To write as an ironist, especially today, is to risk that the reader loses patience with hedging, backtracking, spirals of cleverness. But sometimes the layers of the onion ensure the purity of the tears. “That Was Now, This Is Then” is anchored by “Collins Ferry Landing,” an elegy for the poet’s father. Its middle section, in prose, begins by addressing Seshadri’s father in the self-amused voice that is typical for this writer: “I have a friend. (You’ll be glad to know.) She and I work together. (You’ll be glad to know I still have a job.) She’s an ally. She’s sympathetic.” But it turns out that this sympathetic ally has done something terrible. The poet had been speaking about his loss (“I was telling her about you”) and then shied away from it into a galaxy of other subjects (“I was describing cultures of shame evolving across millennia; economies of scarcity versus economies of surplus. … Deep India, strewn with elephants and cobras”). And then the woman does this: “She put her right hand on my left arm and said, ‘He’ll always be with you. In your heart.’”

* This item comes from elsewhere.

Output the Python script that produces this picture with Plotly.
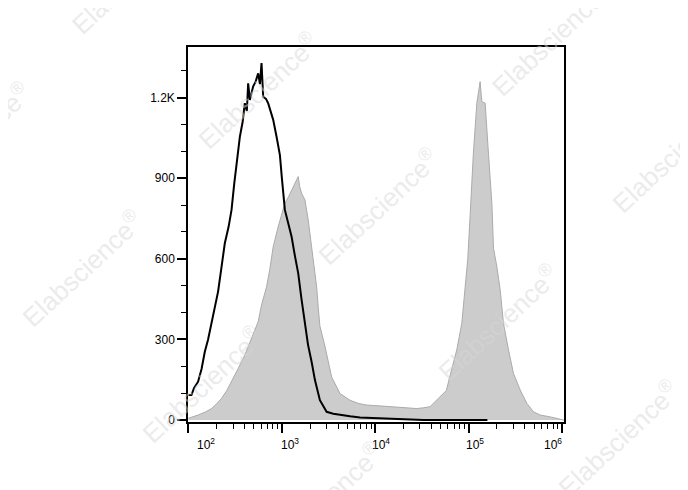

This “idiotic outburst” causes the poet to shuffle almost manically through the selves that his father’s death has torn through like a stone through paper (“I was seeing myself as the star of my loss, its protagonist, treading the boards”), leaving him with a terrible knowledge that is “unendurable.” The sentences seethe across the page. “This is why I kept talking and talking, whenever I could, climbing hand over hand up the rope of words.” He arrives at last at the simple, excruciating, pedestrian realization that all he wants is “to be sitting on the living-room couch, watching ‘Jeopardy!’ with you.” The poet is there, his father is there, we are there. Each one of us is there, before the flickering screen, and so none of us are there, and so all of us are there. How high that highest candle lights the dark.